Ubra menilai, efektivitas MBG akan meningkat jika diintegrasikan langsung dengan kurikulum. Guru bisa menjadikan gizi sebagai tema lintas pelajaran.

“Dalam biologi, siswa dapat meneliti kandungan gizi makanan lokal. Dalam fisika, mereka bisa menghitung energi kalori. Dalam PPKn dan Bahasa Indonesia, mereka bisa menulis opini atau debat tentang kebijakan MBG,” jelasnya.

Pendekatan kontekstual ini membuat siswa memahami bahwa belajar bukan sekadar mengejar nilai, tetapi menemukan makna dalam kehidupan sehari-hari — inti dari deep learning sejati.

Guru dan Sekolah sebagai Motor Gerakan MBG

Ubra juga menekankan pentingnya peran guru dalam menjembatani MBG dengan peningkatan motivasi belajar. Guru bukan hanya pengajar, tetapi motivator yang memahami kondisi psikologis siswa. “Dialog ringan saat makan bersama bisa menjadi momen penting untuk menumbuhkan semangat dan kedekatan emosional,” tulisnya.

Ia juga mendorong sekolah untuk berkolaborasi dengan petani lokal, koperasi siswa, dan UMKM pangan agar program berjalan berkelanjutan. Keterlibatan siswa dalam pengelolaan MBG bahkan bisa menjadi bagian dari project-based learning yang melatih tanggung jawab sosial dan kewirausahaan.

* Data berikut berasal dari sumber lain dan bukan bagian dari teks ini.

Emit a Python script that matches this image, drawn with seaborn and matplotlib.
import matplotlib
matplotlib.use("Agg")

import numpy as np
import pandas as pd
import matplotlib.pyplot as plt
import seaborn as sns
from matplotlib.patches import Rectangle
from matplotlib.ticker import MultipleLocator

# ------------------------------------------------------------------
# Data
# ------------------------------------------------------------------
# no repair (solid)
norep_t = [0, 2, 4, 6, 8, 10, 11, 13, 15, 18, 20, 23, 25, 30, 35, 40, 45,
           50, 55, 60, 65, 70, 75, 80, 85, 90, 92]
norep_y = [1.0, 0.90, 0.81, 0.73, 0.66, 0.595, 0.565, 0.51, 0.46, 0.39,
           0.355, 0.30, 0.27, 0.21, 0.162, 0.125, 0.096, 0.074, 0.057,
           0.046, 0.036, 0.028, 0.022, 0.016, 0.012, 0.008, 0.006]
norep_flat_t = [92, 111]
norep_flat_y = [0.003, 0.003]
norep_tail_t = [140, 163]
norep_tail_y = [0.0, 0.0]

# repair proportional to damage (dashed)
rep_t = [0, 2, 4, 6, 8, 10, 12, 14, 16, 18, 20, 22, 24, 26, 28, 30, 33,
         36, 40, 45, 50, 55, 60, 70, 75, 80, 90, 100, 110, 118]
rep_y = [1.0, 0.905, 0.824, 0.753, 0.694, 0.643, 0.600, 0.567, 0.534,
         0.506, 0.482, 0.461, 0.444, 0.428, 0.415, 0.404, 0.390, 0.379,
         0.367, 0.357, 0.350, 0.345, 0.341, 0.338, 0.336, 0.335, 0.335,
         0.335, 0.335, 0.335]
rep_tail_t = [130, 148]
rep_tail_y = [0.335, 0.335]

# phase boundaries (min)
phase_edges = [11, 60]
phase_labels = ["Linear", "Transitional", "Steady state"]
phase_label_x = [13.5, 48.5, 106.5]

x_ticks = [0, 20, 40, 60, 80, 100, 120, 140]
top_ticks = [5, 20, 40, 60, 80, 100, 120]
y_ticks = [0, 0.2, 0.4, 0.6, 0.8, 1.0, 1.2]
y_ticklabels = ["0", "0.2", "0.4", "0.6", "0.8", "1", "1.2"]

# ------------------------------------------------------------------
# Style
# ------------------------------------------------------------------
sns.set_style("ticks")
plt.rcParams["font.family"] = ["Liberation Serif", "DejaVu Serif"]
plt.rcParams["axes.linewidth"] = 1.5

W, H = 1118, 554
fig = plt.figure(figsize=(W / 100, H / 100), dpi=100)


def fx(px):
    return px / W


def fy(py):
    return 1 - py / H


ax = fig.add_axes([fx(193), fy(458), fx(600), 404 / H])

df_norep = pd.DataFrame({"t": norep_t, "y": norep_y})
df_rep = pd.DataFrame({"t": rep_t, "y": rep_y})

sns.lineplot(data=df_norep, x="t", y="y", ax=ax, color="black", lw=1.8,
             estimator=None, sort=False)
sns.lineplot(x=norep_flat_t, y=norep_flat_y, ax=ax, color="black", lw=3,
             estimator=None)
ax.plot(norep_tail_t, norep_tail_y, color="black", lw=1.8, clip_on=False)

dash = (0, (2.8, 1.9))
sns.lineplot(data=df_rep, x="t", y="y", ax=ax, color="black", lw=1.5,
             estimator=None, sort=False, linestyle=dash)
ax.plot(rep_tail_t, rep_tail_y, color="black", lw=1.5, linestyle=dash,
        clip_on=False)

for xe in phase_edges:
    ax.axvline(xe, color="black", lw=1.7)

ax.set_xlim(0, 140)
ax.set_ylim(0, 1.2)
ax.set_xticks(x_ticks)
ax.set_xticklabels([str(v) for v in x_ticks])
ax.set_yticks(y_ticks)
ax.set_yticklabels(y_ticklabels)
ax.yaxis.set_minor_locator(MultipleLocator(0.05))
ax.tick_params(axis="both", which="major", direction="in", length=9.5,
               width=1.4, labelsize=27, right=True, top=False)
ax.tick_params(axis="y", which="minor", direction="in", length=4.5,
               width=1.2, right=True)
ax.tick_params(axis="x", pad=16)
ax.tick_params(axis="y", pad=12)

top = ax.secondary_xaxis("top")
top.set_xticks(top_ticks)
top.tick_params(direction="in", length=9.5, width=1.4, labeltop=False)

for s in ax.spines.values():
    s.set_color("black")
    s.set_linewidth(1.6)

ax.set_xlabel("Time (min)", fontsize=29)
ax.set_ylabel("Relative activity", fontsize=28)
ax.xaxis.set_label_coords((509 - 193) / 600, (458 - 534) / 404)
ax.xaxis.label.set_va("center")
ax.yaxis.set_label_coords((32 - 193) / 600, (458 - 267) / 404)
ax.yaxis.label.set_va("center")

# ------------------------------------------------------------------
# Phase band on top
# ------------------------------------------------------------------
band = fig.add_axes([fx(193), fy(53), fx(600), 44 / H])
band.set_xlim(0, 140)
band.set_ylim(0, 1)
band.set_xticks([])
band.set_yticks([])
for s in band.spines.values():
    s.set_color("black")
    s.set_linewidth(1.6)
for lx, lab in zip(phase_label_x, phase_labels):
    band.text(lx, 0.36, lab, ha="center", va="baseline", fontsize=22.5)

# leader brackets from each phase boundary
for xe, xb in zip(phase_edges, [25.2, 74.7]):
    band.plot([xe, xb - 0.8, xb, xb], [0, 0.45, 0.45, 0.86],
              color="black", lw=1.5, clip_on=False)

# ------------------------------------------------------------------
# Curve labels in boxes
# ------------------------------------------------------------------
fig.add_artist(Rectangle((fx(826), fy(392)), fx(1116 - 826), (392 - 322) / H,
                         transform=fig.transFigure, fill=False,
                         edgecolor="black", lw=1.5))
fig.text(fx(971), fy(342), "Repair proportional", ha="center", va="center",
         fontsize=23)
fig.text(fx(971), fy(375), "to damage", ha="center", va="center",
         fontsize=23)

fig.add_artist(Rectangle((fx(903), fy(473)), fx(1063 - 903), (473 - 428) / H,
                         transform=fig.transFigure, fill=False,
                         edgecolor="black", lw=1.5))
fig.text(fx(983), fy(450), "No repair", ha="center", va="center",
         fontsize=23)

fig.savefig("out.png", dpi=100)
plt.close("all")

Tantangan dan Visi ke Depan

Meski memiliki banyak manfaat, Ubra tidak menutup mata terhadap tantangan implementasi MBG, seperti pendanaan, distribusi, dan pengawasan kualitas gizi. Namun, ia optimistis, tantangan tersebut bisa diatasi dengan kerja sama lintas sektor antara pemerintah, sekolah, dan masyarakat.

“Ke depan, MBG harus dipandang sebagai gerakan nasional pemberdayaan generasi pembelajar mendalam, bukan sekadar program bantuan. Sekolah bisa membangun smart canteen, sistem pemantauan gizi berbasis aplikasi, dan melibatkan siswa dalam manajemen dapur sekolah,” ujarnya.

Generasi Sehat, Cerdas, dan Bahagia

Dalam penutup opininya, Ubra menegaskan bahwa MBG merupakan pondasi peradaban belajar baru di era deep learning. “Tidak akan ada pembelajaran bermakna jika siswa lapar, letih, atau kehilangan semangat. MBG menumbuhkan tubuh yang sehat, pikiran yang jernih, dan hati yang bahagia,” tulisnya.

Ia menegaskan, pendidikan adalah investasi masa depan, dan MBG adalah modal utamanya. “Di balik setiap anak yang kenyang dan sehat, tersembunyi potensi ilmuwan, pemimpin, dan inovator masa depan yang siap membawa Indonesia menuju kejayaan,” pungkasnya.

Catatan Redaksi:

Tulisan ini merupakan opini edukatif karya Gerry Ubra, S.Pd, Guru SMA Negeri 1 Tual. Pandangan dalam artikel ini sepenuhnya menjadi tanggung jawab penulis, namun relevan untuk memperkaya wacana pendidikan nasional di era pembelajaran mendalam.